いよいよ本番の実制作に移ると、改めて見えてきた課題もあった。
日本プロロジスリート様:
「詳しく聞いてみると、やはり単調に聞こえてしまうところがあるのが気になりました。」
実制作の過程では、強調したい箇所をどう表現するかが課題となった。具体的な指示を出しながら、i-Cue側で細かい調整を重ねていったという。
日本プロロジスリート様:
「AI音声は非常に流暢ですが、一方で感情の抑揚や間の取り方は人間のようにはいきません。ただ、フィードバックを重ねることで、十分に実用的な品質に仕上げることができたと感じています。」
▶第25期(2025年5月期)決算説明動画【英語版】
初めての挑戦を終えて感じた手応えと今後への期待
日本プロロジスリート様:
「初めての取り組みでしたが、思ったよりもスムーズでした。パイロット版を先に作っていただいたのも安心につながりました。」
リリース後の反響としては、「ネイティブスピーカーのように自然」「とても聞き取りやすい」といった声が寄せられ、社内外で好意的に受け止められたという。
日本プロロジスリート様:
「まだ改善したい部分はあります。固有名詞の発音や抑揚の表現などは、もう少し自然さが出るといいと思います。ただ、効率性や再現性を考えれば、今後も有効な手段ですし、さらに自然で表情豊かな音声になることを期待しています。」
編集後記
今回の取材を通じて印象的だったのは、日本プロロジスリート様が常に「効率性」と「投資家との対話の質」の両立を意識して取り組まれている点でした。単に手間を省くのではなく、投資家がより理解を深めたうえで参加できるような仕組みを整え、その結果として質疑応答のレベルを高めているという姿勢は、リート業界ならではの特性を踏まえた実践だと感じます。
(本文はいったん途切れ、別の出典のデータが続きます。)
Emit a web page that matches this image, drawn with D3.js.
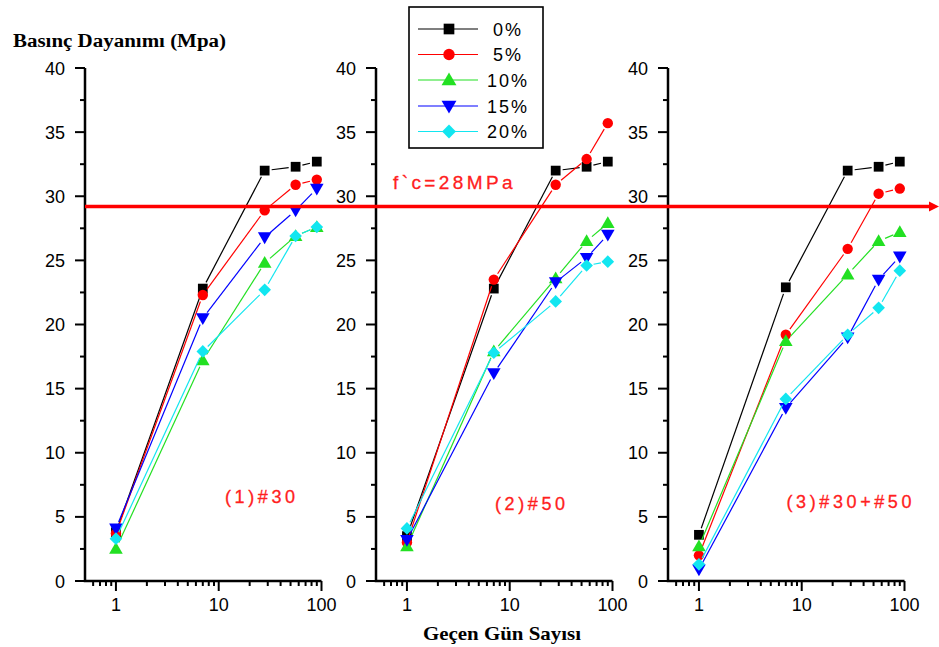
<!DOCTYPE html>
<html><head><meta charset="utf-8">
<script src="https://cdn.jsdelivr.net/npm/d3@7"></script>
<style>body{margin:0;background:#fff}svg{display:block}</style>
</head><body>
<svg id="c" width="939" height="647"></svg>
<script>
// ---- data ----
const days = [1, 7, 28, 56, 90];
const seriesNames = ["0%", "5%", "10%", "15%", "20%"];
const panelLabels = ["(1)#30", "(2)#50", "(3)#30+#50"];
const yTicks = [0, 5, 10, 15, 20, 25, 30, 35, 40];
const xTickLabels = ["1", "10", "100"];
const fcLabel = "f`c=28MPa";
const fcValue = 29.2;
// panel 1: #30
const mesh30 = [
  [3.8, 22.8, 32.0, 32.3, 32.7],
  [3.7, 22.3, 28.9, 30.9, 31.3],
  [2.5, 17.2, 24.8, 26.9, 27.6],
  [4.1, 20.5, 26.8, 28.9, 30.6],
  [3.3, 17.9, 22.7, 26.9, 27.6]
];
// panel 2: #50
const mesh50 = [
  [3.5, 22.8, 32.0, 32.3, 32.7],
  [3.0, 23.5, 30.9, 32.9, 35.7],
  [2.7, 17.9, 23.6, 26.5, 27.9],
  [3.2, 16.2, 23.3, 25.2, 27.0],
  [4.1, 17.8, 21.8, 24.6, 24.9]
];
// panel 3: #30+#50
const mesh3050 = [
  [3.6, 22.9, 32.0, 32.3, 32.7],
  [2.0, 19.2, 25.9, 30.2, 30.6],
  [2.7, 18.7, 23.9, 26.5, 27.2],
  [0.9, 13.5, 19.0, 23.5, 25.3],
  [1.3, 14.2, 19.2, 21.3, 24.2]
];
const panels = [mesh30, mesh50, mesh3050];

// ---- style ----
const colors = ["#000000", "#ff0000", "#22e022", "#0000ff", "#12e6f0"];
const svg = d3.select("#c");
const panelLeft = [85, 376, 668];
const panelW = 236.5;
const yTop = 68, yBottom = 581;
const y = d3.scaleLinear().domain([0, 40]).range([yBottom, yTop]);
const font = "'Liberation Sans', Arial, sans-serif";

function marker(g, i, cx, cy, s) {
  s = s || 1;
  const types = [d3.symbolSquare, d3.symbolCircle, d3.symbolTriangle, d3.symbolTriangle, d3.symbolSquare];
  const sizes = [95, 85, 80, 80, 80];
  const rot = [0, 0, 0, 180, 45];
  const dy = i === 2 ? 1 : (i === 3 ? -1 : 0);
  g.append("path")
    .attr("d", d3.symbol().type(types[i]).size(sizes[i] * s)())
    .attr("transform", `translate(${cx},${cy + dy}) rotate(${rot[i]})`)
    .attr("fill", colors[i]);
}

panels.forEach((data, pi) => {
  const x0 = panelLeft[pi];
  const x = d3.scaleLog().domain([0.5, 100]).range([x0, x0 + panelW]);
  const g = svg.append("g");

  // y axis ticks
  const yMinor = d3.range(2.5, 40, 5);
  const ax = g.append("g").attr("stroke", "#000");
  yTicks.forEach(t => ax.append("line").attr("x1", x0 - 10).attr("x2", x0).attr("y1", y(t)).attr("y2", y(t)).attr("stroke-width", 2));
  yMinor.forEach(t => ax.append("line").attr("x1", x0 - 5).attr("x2", x0).attr("y1", y(t)).attr("y2", y(t)).attr("stroke-width", 2));
  yTicks.forEach(t => g.append("text").attr("x", x0 - 20).attr("y", y(t) + 6.5)
    .attr("text-anchor", "end").attr("font-family", font).attr("font-size", 18).attr("fill", "#000").text(t));

  // x axis ticks
  const xMajor = [1, 10, 100];
  const xMinor = [0.6, 0.7, 0.8, 0.9, 2, 3, 4, 5, 6, 7, 8, 9, 20, 30, 40, 50, 60, 70, 80, 90];
  xMajor.forEach(t => ax.append("line").attr("x1", x(t)).attr("x2", x(t)).attr("y1", yBottom).attr("y2", yBottom + 10).attr("stroke-width", 2));
  xMinor.forEach(t => ax.append("line").attr("x1", x(t)).attr("x2", x(t)).attr("y1", yBottom).attr("y2", yBottom + 5).attr("stroke-width", 2));
  xMajor.forEach((t, k) => g.append("text").attr("x", x(t)).attr("y", 611)
    .attr("text-anchor", "middle").attr("font-family", font).attr("font-size", 18).attr("fill", "#000").text(xTickLabels[k]));

  // axis lines
  g.append("path").attr("d", `M${x0},${yTop}V${yBottom}H${x0 + panelW}`)
    .attr("fill", "none").attr("stroke", "#000").attr("stroke-width", 2.5);

  // series
  data.forEach((vals, si) => {
    const pts = vals.map((v, k) => [x(days[k]), y(v)]);
    const gap = 7;
    for (let k = 0; k < pts.length - 1; k++) {
      const [ax1, ay1] = pts[k], [bx, by] = pts[k + 1];
      const dx = bx - ax1, dy = by - ay1, len = Math.hypot(dx, dy);
      if (len <= 2 * gap + 1) continue;
      const ux = dx / len, uy = dy / len;
      g.append("line")
        .attr("x1", ax1 + ux * gap).attr("y1", ay1 + uy * gap)
        .attr("x2", bx - ux * gap).attr("y2", by - uy * gap)
        .attr("stroke", colors[si]).attr("stroke-width", 1.2);
    }
    pts.forEach(p => marker(g, si, p[0], p[1]));
  });

  // panel label
  const lx = [225, 495, 786.5][pi], ly = [503, 510, 508][pi];
  g.append("text").attr("x", lx).attr("y", ly).attr("font-family", font).attr("font-size", 18)
    .attr("letter-spacing", 3.6).attr("fill", "#ff2020").attr("stroke", "#ff2020").attr("stroke-width", 0.3)
    .text(panelLabels[pi]);
});

// f'c reference line with arrow
const fy = y(fcValue);
svg.append("line").attr("x1", 85).attr("x2", 931).attr("y1", fy).attr("y2", fy)
  .attr("stroke", "#ff0000").attr("stroke-width", 3.5);
svg.append("path").attr("d", `M939,${fy}L929,${fy - 5}L929,${fy + 5}Z`).attr("fill", "#ff0000");
svg.append("text").attr("x", 393).attr("y", 189).attr("font-family", font).attr("font-size", 19)
  .attr("letter-spacing", 3.4).attr("fill", "#ff2020").attr("stroke", "#ff2020").attr("stroke-width", 0.3)
  .text(fcLabel);

// legend
svg.append("rect").attr("x", 409).attr("y", 7).attr("width", 134).attr("height", 141)
  .attr("fill", "#fff").attr("stroke", "#000").attr("stroke-width", 1.6);
const legY = [29, 54.5, 80, 106, 131.5];
seriesNames.forEach((n, i) => {
  svg.append("line").attr("x1", 418).attr("x2", 478).attr("y1", legY[i]).attr("y2", legY[i])
    .attr("stroke", colors[i]).attr("stroke-width", 1.2);
  marker(svg, i, 449, legY[i], 1.2);
  svg.append("text").attr("x", 508).attr("y", legY[i] + 6.5).attr("text-anchor", "middle")
    .attr("font-family", font).attr("font-size", 18).attr("letter-spacing", 2).attr("fill", "#000").text(n);
});

// axis titles
svg.append("text").attr("x", 13).attr("y", 47).attr("font-family", "'Liberation Serif', 'Times New Roman', serif")
  .attr("font-weight", "bold").attr("font-size", 18).attr("textLength", 213).attr("lengthAdjust", "spacingAndGlyphs")
  .text("Basınç Dayanımı (Mpa)");
svg.append("text").attr("x", 423).attr("y", 640).attr("font-family", "'Liberation Serif', 'Times New Roman', serif")
  .attr("font-weight", "bold").attr("font-size", 19).attr("textLength", 158).attr("lengthAdjust", "spacingAndGlyphs")
  .text("Geçen Gün Sayısı");
</script>
</body></html>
また、AIナレーションについても、導入が目的ではなく「人材依存のリスクを減らし、持続可能なIR体制を作る」ための手段として冷静に評価されているのが印象的でした。実際に使ってみて直面した課題を一つひとつ改善していくプロセスも、現場ならではのリアリティがあります。
「社長が語る映像の意味」「投資家にとっての効率性」「AIをどう活かすか」――どれもこれからのIR活動にとって避けて通れないテーマです。日本プロロジスリート様の取り組みは、その先駆的な事例として今後ますます参考になっていくのではないでしょうか。